Problem description ▸ Leave out the pictures; transcribe all else exactly.

Source data ▸
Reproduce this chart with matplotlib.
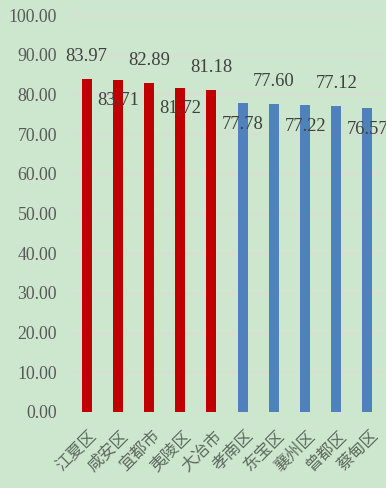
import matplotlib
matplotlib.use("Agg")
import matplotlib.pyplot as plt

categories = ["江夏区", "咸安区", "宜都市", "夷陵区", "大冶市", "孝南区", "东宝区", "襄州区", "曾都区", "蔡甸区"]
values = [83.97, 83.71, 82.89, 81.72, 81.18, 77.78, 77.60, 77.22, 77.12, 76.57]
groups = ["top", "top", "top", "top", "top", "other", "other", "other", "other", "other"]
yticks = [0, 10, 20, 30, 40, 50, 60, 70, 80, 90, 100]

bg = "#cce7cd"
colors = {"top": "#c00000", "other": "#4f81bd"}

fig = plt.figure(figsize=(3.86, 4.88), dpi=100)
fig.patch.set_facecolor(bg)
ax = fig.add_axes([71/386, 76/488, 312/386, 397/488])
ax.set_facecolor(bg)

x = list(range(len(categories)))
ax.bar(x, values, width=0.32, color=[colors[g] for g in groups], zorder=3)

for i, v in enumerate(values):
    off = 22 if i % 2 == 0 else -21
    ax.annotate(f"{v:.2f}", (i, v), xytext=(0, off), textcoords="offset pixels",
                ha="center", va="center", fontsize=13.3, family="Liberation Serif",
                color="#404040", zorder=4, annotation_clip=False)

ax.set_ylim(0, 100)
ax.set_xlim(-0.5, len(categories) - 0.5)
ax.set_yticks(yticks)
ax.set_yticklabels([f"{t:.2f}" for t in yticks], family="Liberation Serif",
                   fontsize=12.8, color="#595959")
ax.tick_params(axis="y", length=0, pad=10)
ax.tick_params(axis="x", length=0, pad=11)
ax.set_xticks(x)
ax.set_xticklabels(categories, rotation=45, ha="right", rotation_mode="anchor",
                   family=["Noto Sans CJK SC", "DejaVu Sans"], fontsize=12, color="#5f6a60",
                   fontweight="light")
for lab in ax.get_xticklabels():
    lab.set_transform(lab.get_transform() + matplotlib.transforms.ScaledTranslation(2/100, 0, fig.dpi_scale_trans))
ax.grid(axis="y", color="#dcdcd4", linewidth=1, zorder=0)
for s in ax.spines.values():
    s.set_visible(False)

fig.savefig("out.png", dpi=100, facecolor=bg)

The response ▸
Reproduce this chart with matplotlib.
import matplotlib
matplotlib.use("Agg")
import matplotlib.pyplot as plt

categories = ["江夏区", "咸安区", "宜都市", "夷陵区", "大冶市", "孝南区", "东宝区", "襄州区", "曾都区", "蔡甸区"]
values = [83.97, 83.71, 82.89, 81.72, 81.18, 77.78, 77.60, 77.22, 77.12, 76.57]
groups = ["top", "top", "top", "top", "top", "other", "other", "other", "other", "other"]
yticks = [0, 10, 20, 30, 40, 50, 60, 70, 80, 90, 100]

bg = "#cce7cd"
colors = {"top": "#c00000", "other": "#4f81bd"}

fig = plt.figure(figsize=(3.86, 4.88), dpi=100)
fig.patch.set_facecolor(bg)
ax = fig.add_axes([71/386, 76/488, 312/386, 397/488])
ax.set_facecolor(bg)

x = list(range(len(categories)))
ax.bar(x, values, width=0.32, color=[colors[g] for g in groups], zorder=3)

for i, v in enumerate(values):
    off = 22 if i % 2 == 0 else -21
    ax.annotate(f"{v:.2f}", (i, v), xytext=(0, off), textcoords="offset pixels",
                ha="center", va="center", fontsize=13.3, family="Liberation Serif",
                color="#404040", zorder=4, annotation_clip=False)

ax.set_ylim(0, 100)
ax.set_xlim(-0.5, len(categories) - 0.5)
ax.set_yticks(yticks)
ax.set_yticklabels([f"{t:.2f}" for t in yticks], family="Liberation Serif",
                   fontsize=12.8, color="#595959")
ax.tick_params(axis="y", length=0, pad=10)
ax.tick_params(axis="x", length=0, pad=11)
ax.set_xticks(x)
ax.set_xticklabels(categories, rotation=45, ha="right", rotation_mode="anchor",
                   family=["Noto Sans CJK SC", "DejaVu Sans"], fontsize=12, color="#5f6a60",
                   fontweight="light")
for lab in ax.get_xticklabels():
    lab.set_transform(lab.get_transform() + matplotlib.transforms.ScaledTranslation(2/100, 0, fig.dpi_scale_trans))
ax.grid(axis="y", color="#dcdcd4", linewidth=1, zorder=0)
for s in ax.spines.values():
    s.set_visible(False)

fig.savefig("out.png", dpi=100, facecolor=bg)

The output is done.